■ **TASK REQUIREMENTS**
Without the pictures, can you quote each line below exactly?

■ **PROVIDED MATERIAL**
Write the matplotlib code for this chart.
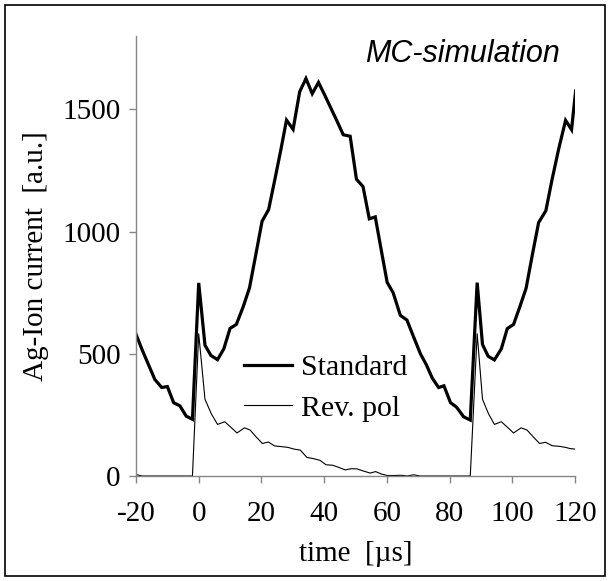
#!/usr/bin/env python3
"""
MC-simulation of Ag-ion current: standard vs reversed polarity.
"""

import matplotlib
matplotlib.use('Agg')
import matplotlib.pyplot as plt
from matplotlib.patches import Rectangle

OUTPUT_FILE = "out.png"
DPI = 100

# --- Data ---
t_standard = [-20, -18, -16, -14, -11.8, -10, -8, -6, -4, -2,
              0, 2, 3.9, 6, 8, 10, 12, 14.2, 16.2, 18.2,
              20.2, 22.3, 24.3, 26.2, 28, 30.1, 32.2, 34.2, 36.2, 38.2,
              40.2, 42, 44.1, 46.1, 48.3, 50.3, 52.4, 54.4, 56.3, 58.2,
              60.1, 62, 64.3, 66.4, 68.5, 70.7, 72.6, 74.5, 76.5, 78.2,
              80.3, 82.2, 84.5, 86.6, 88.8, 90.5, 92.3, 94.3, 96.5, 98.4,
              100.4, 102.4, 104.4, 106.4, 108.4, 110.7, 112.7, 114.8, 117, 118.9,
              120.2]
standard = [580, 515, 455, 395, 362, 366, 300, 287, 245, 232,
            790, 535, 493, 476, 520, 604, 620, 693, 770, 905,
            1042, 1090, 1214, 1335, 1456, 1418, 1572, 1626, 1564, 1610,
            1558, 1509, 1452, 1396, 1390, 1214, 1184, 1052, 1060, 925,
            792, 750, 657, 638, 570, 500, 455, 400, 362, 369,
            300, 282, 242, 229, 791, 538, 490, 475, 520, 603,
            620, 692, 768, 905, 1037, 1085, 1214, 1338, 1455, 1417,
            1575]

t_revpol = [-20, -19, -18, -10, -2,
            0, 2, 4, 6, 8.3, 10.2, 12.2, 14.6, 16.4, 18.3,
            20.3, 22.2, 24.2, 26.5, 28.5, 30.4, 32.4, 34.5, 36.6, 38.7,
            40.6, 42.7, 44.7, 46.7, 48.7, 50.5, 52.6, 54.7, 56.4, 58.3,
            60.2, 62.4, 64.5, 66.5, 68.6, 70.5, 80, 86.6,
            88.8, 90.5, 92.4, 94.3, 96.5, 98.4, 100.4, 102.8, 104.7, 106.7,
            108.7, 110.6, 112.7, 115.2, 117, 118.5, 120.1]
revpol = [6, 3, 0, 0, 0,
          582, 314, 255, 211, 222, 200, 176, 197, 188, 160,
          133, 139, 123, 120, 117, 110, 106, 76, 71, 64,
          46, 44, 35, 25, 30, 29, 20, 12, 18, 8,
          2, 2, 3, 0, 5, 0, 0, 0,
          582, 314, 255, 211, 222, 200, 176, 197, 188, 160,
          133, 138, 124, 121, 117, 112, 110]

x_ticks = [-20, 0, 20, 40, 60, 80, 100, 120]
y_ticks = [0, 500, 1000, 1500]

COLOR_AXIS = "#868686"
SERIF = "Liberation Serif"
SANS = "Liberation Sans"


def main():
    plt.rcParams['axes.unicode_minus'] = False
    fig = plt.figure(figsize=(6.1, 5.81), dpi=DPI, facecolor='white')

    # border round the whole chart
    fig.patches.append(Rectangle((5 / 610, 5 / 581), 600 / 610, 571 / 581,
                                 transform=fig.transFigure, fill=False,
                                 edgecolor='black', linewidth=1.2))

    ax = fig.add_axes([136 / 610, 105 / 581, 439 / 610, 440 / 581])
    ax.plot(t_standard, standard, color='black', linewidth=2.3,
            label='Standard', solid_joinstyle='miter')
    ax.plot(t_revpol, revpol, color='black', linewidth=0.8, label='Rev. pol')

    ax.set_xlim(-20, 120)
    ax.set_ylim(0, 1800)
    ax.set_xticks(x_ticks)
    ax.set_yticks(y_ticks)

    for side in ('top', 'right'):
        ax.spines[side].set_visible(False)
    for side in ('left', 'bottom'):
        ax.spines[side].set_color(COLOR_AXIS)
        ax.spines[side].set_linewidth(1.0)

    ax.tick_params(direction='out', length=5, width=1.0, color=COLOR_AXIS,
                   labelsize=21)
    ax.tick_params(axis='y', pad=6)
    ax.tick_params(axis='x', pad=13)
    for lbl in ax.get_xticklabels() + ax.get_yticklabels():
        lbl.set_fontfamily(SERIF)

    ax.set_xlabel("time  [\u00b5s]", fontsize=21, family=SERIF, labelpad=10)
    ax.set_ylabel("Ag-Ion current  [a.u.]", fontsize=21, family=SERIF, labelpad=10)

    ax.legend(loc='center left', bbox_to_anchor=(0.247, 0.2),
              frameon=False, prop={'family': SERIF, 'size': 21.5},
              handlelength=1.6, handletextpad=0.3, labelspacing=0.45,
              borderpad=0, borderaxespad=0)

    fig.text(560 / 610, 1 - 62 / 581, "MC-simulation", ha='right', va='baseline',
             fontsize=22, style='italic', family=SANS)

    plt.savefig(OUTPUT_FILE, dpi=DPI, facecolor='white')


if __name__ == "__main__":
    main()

■ **TASK OUTPUT**
Write the matplotlib code for this chart.
#!/usr/bin/env python3
"""
MC-simulation of Ag-ion current: standard vs reversed polarity.
"""

import matplotlib
matplotlib.use('Agg')
import matplotlib.pyplot as plt
from matplotlib.patches import Rectangle

OUTPUT_FILE = "out.png"
DPI = 100

# --- Data ---
t_standard = [-20, -18, -16, -14, -11.8, -10, -8, -6, -4, -2,
              0, 2, 3.9, 6, 8, 10, 12, 14.2, 16.2, 18.2,
              20.2, 22.3, 24.3, 26.2, 28, 30.1, 32.2, 34.2, 36.2, 38.2,
              40.2, 42, 44.1, 46.1, 48.3, 50.3, 52.4, 54.4, 56.3, 58.2,
              60.1, 62, 64.3, 66.4, 68.5, 70.7, 72.6, 74.5, 76.5, 78.2,
              80.3, 82.2, 84.5, 86.6, 88.8, 90.5, 92.3, 94.3, 96.5, 98.4,
              100.4, 102.4, 104.4, 106.4, 108.4, 110.7, 112.7, 114.8, 117, 118.9,
              120.2]
standard = [580, 515, 455, 395, 362, 366, 300, 287, 245, 232,
            790, 535, 493, 476, 520, 604, 620, 693, 770, 905,
            1042, 1090, 1214, 1335, 1456, 1418, 1572, 1626, 1564, 1610,
            1558, 1509, 1452, 1396, 1390, 1214, 1184, 1052, 1060, 925,
            792, 750, 657, 638, 570, 500, 455, 400, 362, 369,
            300, 282, 242, 229, 791, 538, 490, 475, 520, 603,
            620, 692, 768, 905, 1037, 1085, 1214, 1338, 1455, 1417,
            1575]

t_revpol = [-20, -19, -18, -10, -2,
            0, 2, 4, 6, 8.3, 10.2, 12.2, 14.6, 16.4, 18.3,
            20.3, 22.2, 24.2, 26.5, 28.5, 30.4, 32.4, 34.5, 36.6, 38.7,
            40.6, 42.7, 44.7, 46.7, 48.7, 50.5, 52.6, 54.7, 56.4, 58.3,
            60.2, 62.4, 64.5, 66.5, 68.6, 70.5, 80, 86.6,
            88.8, 90.5, 92.4, 94.3, 96.5, 98.4, 100.4, 102.8, 104.7, 106.7,
            108.7, 110.6, 112.7, 115.2, 117, 118.5, 120.1]
revpol = [6, 3, 0, 0, 0,
          582, 314, 255, 211, 222, 200, 176, 197, 188, 160,
          133, 139, 123, 120, 117, 110, 106, 76, 71, 64,
          46, 44, 35, 25, 30, 29, 20, 12, 18, 8,
          2, 2, 3, 0, 5, 0, 0, 0,
          582, 314, 255, 211, 222, 200, 176, 197, 188, 160,
          133, 138, 124, 121, 117, 112, 110]

x_ticks = [-20, 0, 20, 40, 60, 80, 100, 120]
y_ticks = [0, 500, 1000, 1500]

COLOR_AXIS = "#868686"
SERIF = "Liberation Serif"
SANS = "Liberation Sans"


def main():
    plt.rcParams['axes.unicode_minus'] = False
    fig = plt.figure(figsize=(6.1, 5.81), dpi=DPI, facecolor='white')

    # border round the whole chart
    fig.patches.append(Rectangle((5 / 610, 5 / 581), 600 / 610, 571 / 581,
                                 transform=fig.transFigure, fill=False,
                                 edgecolor='black', linewidth=1.2))

    ax = fig.add_axes([136 / 610, 105 / 581, 439 / 610, 440 / 581])
    ax.plot(t_standard, standard, color='black', linewidth=2.3,
            label='Standard', solid_joinstyle='miter')
    ax.plot(t_revpol, revpol, color='black', linewidth=0.8, label='Rev. pol')

    ax.set_xlim(-20, 120)
    ax.set_ylim(0, 1800)
    ax.set_xticks(x_ticks)
    ax.set_yticks(y_ticks)

    for side in ('top', 'right'):
        ax.spines[side].set_visible(False)
    for side in ('left', 'bottom'):
        ax.spines[side].set_color(COLOR_AXIS)
        ax.spines[side].set_linewidth(1.0)

    ax.tick_params(direction='out', length=5, width=1.0, color=COLOR_AXIS,
                   labelsize=21)
    ax.tick_params(axis='y', pad=6)
    ax.tick_params(axis='x', pad=13)
    for lbl in ax.get_xticklabels() + ax.get_yticklabels():
        lbl.set_fontfamily(SERIF)

    ax.set_xlabel("time  [\u00b5s]", fontsize=21, family=SERIF, labelpad=10)
    ax.set_ylabel("Ag-Ion current  [a.u.]", fontsize=21, family=SERIF, labelpad=10)

    ax.legend(loc='center left', bbox_to_anchor=(0.247, 0.2),
              frameon=False, prop={'family': SERIF, 'size': 21.5},
              handlelength=1.6, handletextpad=0.3, labelspacing=0.45,
              borderpad=0, borderaxespad=0)

    fig.text(560 / 610, 1 - 62 / 581, "MC-simulation", ha='right', va='baseline',
             fontsize=22, style='italic', family=SANS)

    plt.savefig(OUTPUT_FILE, dpi=DPI, facecolor='white')


if __name__ == "__main__":
    main()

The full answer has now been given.